In today’s Denver Post political newsletter “The Spot,” reporter Nic Garcia resurrects a topic that was a brief flashpoint last summer: The demise of Club 20 as a statewide political power. Garcia takes a tone that is oddly deferential to Club 20 and glosses over the reality that the organization made itself irrelevant with a rightward partisan lurch over the last decade:
It has been 205 days since then-Democratic gubernatorial candidate Jared Polis declined to debate his Republican opponent, Walker Stapleton, in front a crowd of Western Slope movers and shakers.
While Polis’ apparent snub of Club 20 meant little to the general public, his calendar conflict sent shock waves through the state’s political class and reinforced – rightly or wrongly – a long-held belief that Colorado Democrats don’t care about the rural parts of the state. [Pols emphasis]
This “Democrats hate rural voters” narrative is what Club 20 has clung to in its desperation to remain relevant, but the truth is much simpler: Polis skipped the group’s annual kiss-the-ring gathering in Grand Junction in 2018 because he and his campaign correctly understood that Club 20 doesn’t represent rural Coloradans any more than groups like the Colorado chapter of the NFIB accurately reflect the interests of everyday small business owners.
Club 20 has long presented itself as the voice of the Western Slope, which might have been true at one point; but in the last several election cycles, Club 20 has consistently favored right-wing candidates and oil and gas interests at the expense of all other constituents.

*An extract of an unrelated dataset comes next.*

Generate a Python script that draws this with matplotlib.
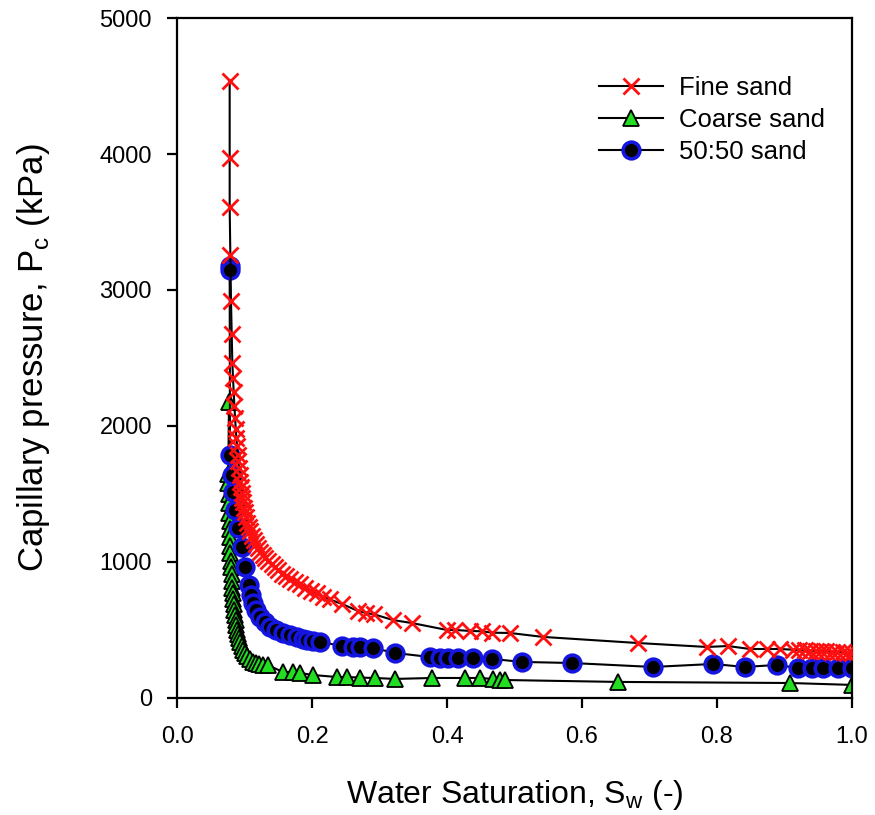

When Club 20 zigged right, it never bothered to turn around to check if anyone else was following along. It is true that the annual Club 20 debates were once a key date on the election calendar; people also used to wear leg warmers in public. Things change.
Last summer, Club 20 complained loudly about Polis’ decision to skip their gubernatorial debate – at one point, calling the decision “simply outrageous” – but the absence of the Democratic nominee did little to hurt his General Election hopes. The Republican Governor’s Association later tried hard to spin the Club 20 snub as a broader diss of the Western Slope…which also went nowhere.
This is the point where we remind you that Polis won the election by nearly 11 points over Republican Walker Stapleton.
Polis is Governor today because he outperformed Stapleton in the more heavily-populated parts of Colorado, but he also held his own on the Western Slope. Take a look at this county-by-county map of the 2018 gubernatorial election via the New York Times. You’ll notice that the left side of the map is not engulfed in a giant swatch of red:
Stapleton carried West Slope counties like Mesa, Delta, and Montrose. But Polis actually came out ahead in counties like Garfield, Routt, and Gunnison. Polis held events all across the Western Slope and did just fine, proving that a statewide candidate can differentiate between the lobby groups and the West Slope voters.
The headline of “The Spot” newsletter posits the wrong question when it asks, “After apparent snub, has Polis regained this group’s trust?” To whatever degree that there is a burden of reconciliation in this case, that responsibility rests solely on Club 20.